In a phone interview yesterday, he pointed out that "there’s a perception that because cyber moves so fast, that the investigation and the analysis also will move as fast — and that’s just not true."
Hunting for clues
DHS’s Hunt and Incident Response Team was launched last October to help identify and root out suspicious activity on key federal and private networks. The group of cybersecurity specialists was drawn from both the IT-focused U.S. Computer Emergency Readiness Team and the more operationally savvy Industrial Control Systems Cyber Emergency Response Team, where Bristow worked before leading HIRT.
Like most DHS cybersecurity offices, Bristow and his crew help critical infrastructure operators and government agencies on a voluntary basis. They may be called in to investigate after a suspected breach — the "incident response" part of the mission — or invited to simply "hunt" around on seemingly calm systems.
"Our bread and butter on both sides is looking for anomalies," Bristow said. "One of the scariest things I can have happen is one of my [team members] saying, ‘Huh, that looks strange.’"
He declined to detail the size of the team, citing security concerns, but noted that the group is readying itself to "rise to the challenge if something large-scale occurs."
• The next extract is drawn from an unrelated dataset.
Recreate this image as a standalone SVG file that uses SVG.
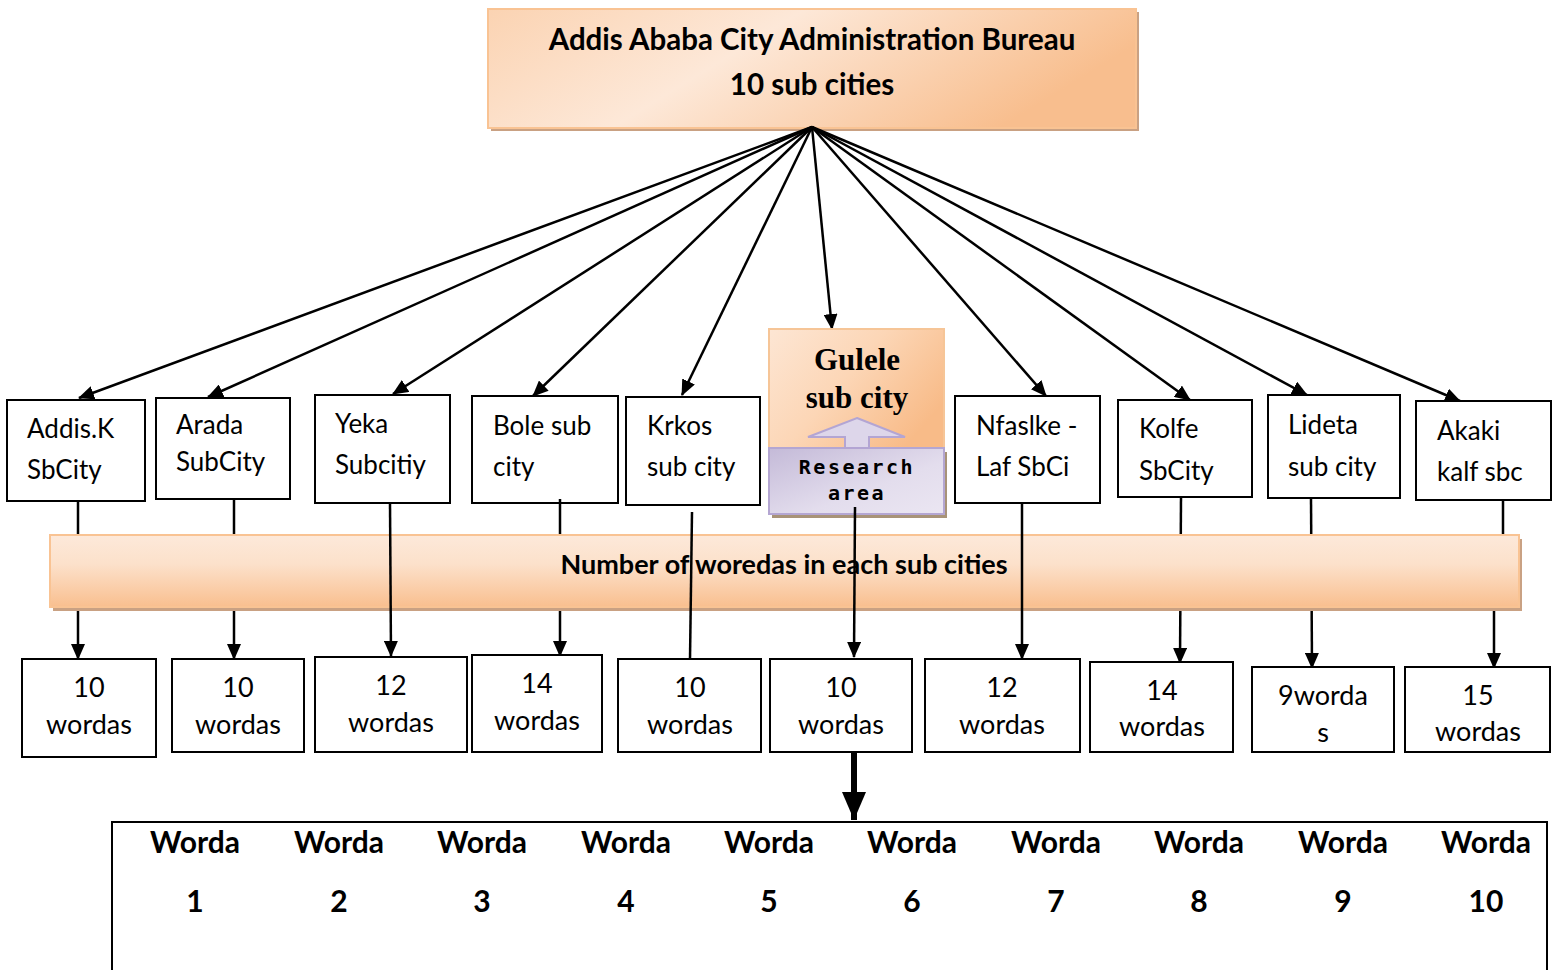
<svg xmlns="http://www.w3.org/2000/svg" width="1556" height="970" viewBox="0 0 1556 970">
<defs>
<linearGradient id="og" x1="0" y1="0" x2="1" y2="0.3">
<stop offset="0" stop-color="#fbd3b2"/>
<stop offset="0.45" stop-color="#fde8d8"/>
<stop offset="1" stop-color="#f8be8e"/>
</linearGradient>
<linearGradient id="og2" x1="0" y1="0" x2="0" y2="1">
<stop offset="0" stop-color="#fde9da"/>
<stop offset="0.4" stop-color="#fce1cb"/>
<stop offset="1" stop-color="#f9bf8f"/>
</linearGradient>
<linearGradient id="og3" x1="0" y1="0" x2="1" y2="0.6">
<stop offset="0" stop-color="#fde6d4"/>
<stop offset="0.5" stop-color="#fcd6b6"/>
<stop offset="1" stop-color="#f8bb88"/>
</linearGradient>
<linearGradient id="pg" x1="0" y1="0" x2="1" y2="1">
<stop offset="0" stop-color="#c4bad8"/>
<stop offset="0.6" stop-color="#e3dded"/>
<stop offset="1" stop-color="#ebe6f2"/>
</linearGradient>
<marker id="ah" markerUnits="userSpaceOnUse" markerWidth="16" markerHeight="14" refX="15" refY="7" orient="auto">
<path d="M0,0 L16,7 L0,14 z" fill="#000"/>
</marker>
<marker id="ahb" markerUnits="userSpaceOnUse" markerWidth="28" markerHeight="24" refX="28" refY="12" orient="auto">
<path d="M0,0 L28,12 L0,24 z" fill="#000"/>
</marker>
</defs>
<style>
.box{fill:#fff;stroke:#000;stroke-width:2}
.lbl{font-family:Lato,"Open Sans","Liberation Sans",sans-serif;font-size:26px;fill:#000}
.num{font-family:Lato,"Open Sans","Liberation Sans",sans-serif;font-size:27px;fill:#000;text-anchor:middle}
.bold{font-family:Lato,"Open Sans","Liberation Sans",sans-serif;font-weight:bold;fill:#000;text-anchor:middle}
.con{stroke:#000;stroke-width:2.5;fill:none}
</style>
<rect width="1556" height="970" fill="#fff"/>

<g id="top">
<rect x="491" y="12" width="648" height="119" fill="#c9a183"/>
<rect x="488" y="9" width="648" height="119" fill="url(#og)" stroke="#f9c393" stroke-width="2"/>
<text class="bold" x="812" y="50" font-size="29.5">Addis Ababa City Administration Bureau</text>
<text class="bold" x="812" y="95" font-size="29.5">10 sub cities</text>
</g>

<g id="connectors-top">
<line class="con" x1="812" y1="127" x2="79" y2="398" marker-end="url(#ah)"/>
<line class="con" x1="812" y1="127" x2="208" y2="397" marker-end="url(#ah)"/>
<line class="con" x1="812" y1="127" x2="393" y2="394" marker-end="url(#ah)"/>
<line class="con" x1="812" y1="127" x2="533" y2="396" marker-end="url(#ah)"/>
<line class="con" x1="812" y1="127" x2="682" y2="395" marker-end="url(#ah)"/>
<line class="con" x1="812" y1="127" x2="832" y2="329" marker-end="url(#ah)"/>
<line class="con" x1="812" y1="127" x2="1046" y2="396" marker-end="url(#ah)"/>
<line class="con" x1="812" y1="127" x2="1190" y2="400" marker-end="url(#ah)"/>
<line class="con" x1="812" y1="127" x2="1307" y2="395" marker-end="url(#ah)"/>
<line class="con" x1="812" y1="127" x2="1460" y2="401" marker-end="url(#ah)"/>
</g>

<g id="sub1"><rect class="box" x="7" y="400" width="138" height="101"/><text class="lbl" x="27" y="438">Addis.K</text><text class="lbl" x="27" y="479">SbCity</text></g>
<g id="sub2"><rect class="box" x="156" y="398" width="134" height="101"/><text class="lbl" x="176" y="434" font-size="24">Arada</text><text class="lbl" x="176" y="471" font-size="24">SubCity</text></g>
<g id="sub3"><rect class="box" x="315" y="395" width="135" height="108"/><text class="lbl" x="335" y="433">Yeka</text><text class="lbl" x="335" y="474">Subcitiy</text></g>
<g id="sub4"><rect class="box" x="472" y="396" width="146" height="107"/><text class="lbl" x="493" y="435">Bole sub</text><text class="lbl" x="493" y="476">city</text></g>
<g id="sub5"><rect class="box" x="626" y="397" width="134" height="108"/><text class="lbl" x="647" y="435">Krkos</text><text class="lbl" x="647" y="476">sub city</text></g>

<g id="sub6">
<rect x="772" y="452" width="175" height="66" fill="#a89378"/>
<rect x="769" y="329" width="175" height="122" fill="url(#og3)" stroke="#f6c597" stroke-width="2"/>
<rect x="769" y="448" width="175" height="66" fill="url(#pg)" stroke="#b4a6d2" stroke-width="2"/>
<path d="M857,418 L905,437 L869,437 L869,448 L845,448 L845,437 L808,437 Z" fill="#ddd6ea" stroke="#b3a5d3" stroke-width="2"/>
<text x="857" y="370" font-family="'Liberation Serif','Times New Roman',serif" font-weight="bold" font-size="31" text-anchor="middle">Gulele</text>
<text x="857" y="408" font-family="'Liberation Serif','Times New Roman',serif" font-weight="bold" font-size="31" text-anchor="middle">sub city</text>
<text x="857" y="474" font-family="'DejaVu Sans Mono','Liberation Mono',monospace" font-weight="bold" font-size="20" text-anchor="middle" letter-spacing="2.5">Research</text>
<text x="857" y="500" font-family="'DejaVu Sans Mono','Liberation Mono',monospace" font-weight="bold" font-size="20" text-anchor="middle" letter-spacing="2.5">area</text>
</g>

<g id="sub7"><rect class="box" x="955" y="396" width="145" height="107"/><text class="lbl" x="976" y="435">Nfaslke -</text><text class="lbl" x="976" y="476">Laf SbCi</text></g>
<g id="sub8"><rect class="box" x="1118" y="400" width="134" height="97"/><text class="lbl" x="1139" y="438">Kolfe</text><text class="lbl" x="1139" y="480">SbCity</text></g>
<g id="sub9"><rect class="box" x="1268" y="395" width="132" height="103"/><text class="lbl" x="1288" y="434">Lideta</text><text class="lbl" x="1288" y="476">sub city</text></g>
<g id="sub10"><rect class="box" x="1416" y="401" width="135" height="99"/><text class="lbl" x="1437" y="440">Akaki</text><text class="lbl" x="1437" y="481">kalf sbc</text></g>

<g id="connectors-behind">
<line class="con" x1="78" y1="501" x2="78" y2="659" marker-end="url(#ah)"/>
<line class="con" x1="234" y1="499" x2="234" y2="659" marker-end="url(#ah)"/>
<line class="con" x1="560" y1="499" x2="560" y2="656" marker-end="url(#ah)"/>
<line class="con" x1="1181" y1="497" x2="1180" y2="663" marker-end="url(#ah)"/>
<line class="con" x1="1311" y1="498" x2="1312" y2="668" marker-end="url(#ah)"/>
<polyline class="con" points="1503,500 1503,560 1494,560 1494,668" marker-end="url(#ah)"/>
</g>

<g id="banner">
<rect x="53" y="539" width="1469" height="72" fill="#c9a183"/>
<rect x="50" y="535" width="1469" height="72" fill="url(#og2)" stroke="#f9c393" stroke-width="2"/>
<text class="bold" x="784" y="574" font-size="27">Number of woredas in each sub cities</text>
</g>

<g id="connectors-front">
<line class="con" x1="390" y1="503" x2="391" y2="656" marker-end="url(#ah)"/>
<line class="con" x1="692" y1="512" x2="690" y2="659"/>
<line class="con" x1="855" y1="507" x2="854" y2="657" marker-end="url(#ah)"/>
<line class="con" x1="1022" y1="503" x2="1022" y2="659" marker-end="url(#ah)"/>
<line stroke="#000" stroke-width="6" x1="854" y1="752" x2="854" y2="820" marker-end="url(#ahb)"/>
</g>

<g id="w1"><rect class="box" x="22" y="659" width="134" height="98"/><text class="num" x="89" y="697">10</text><text class="num" x="89" y="734">wordas</text></g>
<g id="w2"><rect class="box" x="172" y="659" width="132" height="93"/><text class="num" x="238" y="697">10</text><text class="num" x="238" y="734">wordas</text></g>
<g id="w3"><rect class="box" x="315" y="657" width="152" height="95"/><text class="num" x="391" y="695">12</text><text class="num" x="391" y="732">wordas</text></g>
<g id="w4"><rect class="box" x="472" y="655" width="130" height="97"/><text class="num" x="537" y="693">14</text><text class="num" x="537" y="730">wordas</text></g>
<g id="w5"><rect class="box" x="618" y="659" width="143" height="93"/><text class="num" x="690" y="697">10</text><text class="num" x="690" y="734">wordas</text></g>
<g id="w6"><rect class="box" x="770" y="659" width="142" height="93"/><text class="num" x="841" y="697">10</text><text class="num" x="841" y="734">wordas</text></g>
<g id="w7"><rect class="box" x="925" y="659" width="155" height="93"/><text class="num" x="1002" y="697">12</text><text class="num" x="1002" y="734">wordas</text></g>
<g id="w8"><rect class="box" x="1090" y="662" width="143" height="90"/><text class="num" x="1162" y="700">14</text><text class="num" x="1162" y="736">wordas</text></g>
<g id="w9"><rect class="box" x="1252" y="667" width="142" height="85"/><text class="num" x="1323" y="705">9worda</text><text class="num" x="1323" y="742">s</text></g>
<g id="w10"><rect class="box" x="1405" y="667" width="145" height="85"/><text class="num" x="1478" y="705">15</text><text class="num" x="1478" y="741">wordas</text></g>

<g id="table">
<path d="M112,972 L112,822 L1547,822 L1547,972" fill="none" stroke="#000" stroke-width="2"/>
<g class="bold" font-size="30">
<text x="195" y="853">Worda</text><text x="195" y="912">1</text>
<text x="339" y="853">Worda</text><text x="339" y="912">2</text>
<text x="482" y="853">Worda</text><text x="482" y="912">3</text>
<text x="626" y="853">Worda</text><text x="626" y="912">4</text>
<text x="769" y="853">Worda</text><text x="769" y="912">5</text>
<text x="912" y="853">Worda</text><text x="912" y="912">6</text>
<text x="1056" y="853">Worda</text><text x="1056" y="912">7</text>
<text x="1199" y="853">Worda</text><text x="1199" y="912">8</text>
<text x="1343" y="853">Worda</text><text x="1343" y="912">9</text>
<text x="1486" y="853">Worda</text><text x="1486" y="912">10</text>
</g>
</g>
</svg>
The DHS branch housing HIRT was one of the few government offices that was spared budget cuts under President Trump’s fiscal 2018 proposal, and would instead see a more than $50 million boost compared to 2017 levels (Energywire, June 1).
Bristow said that awareness of critical infrastructure security has grown since 2010, when news first emerged of the Stuxnet worm that damaged Iranian nuclear centrifuges in the late 2000s.
Now, he said his team encounters "constant activity" directed against critical infrastructure providers, but noted that fact alone isn’t cause for alarm.
"When people see any type of thing ‘cyber’ in interesting industries like energy or nuclear, they get very excited," he said. "It’s most important to keep a calm head. The lights stayed on yesterday — they were working, at least, here in Virginia. There is a whole cadre of dedicated professionals both in the government and private sector and academia who are working this issue."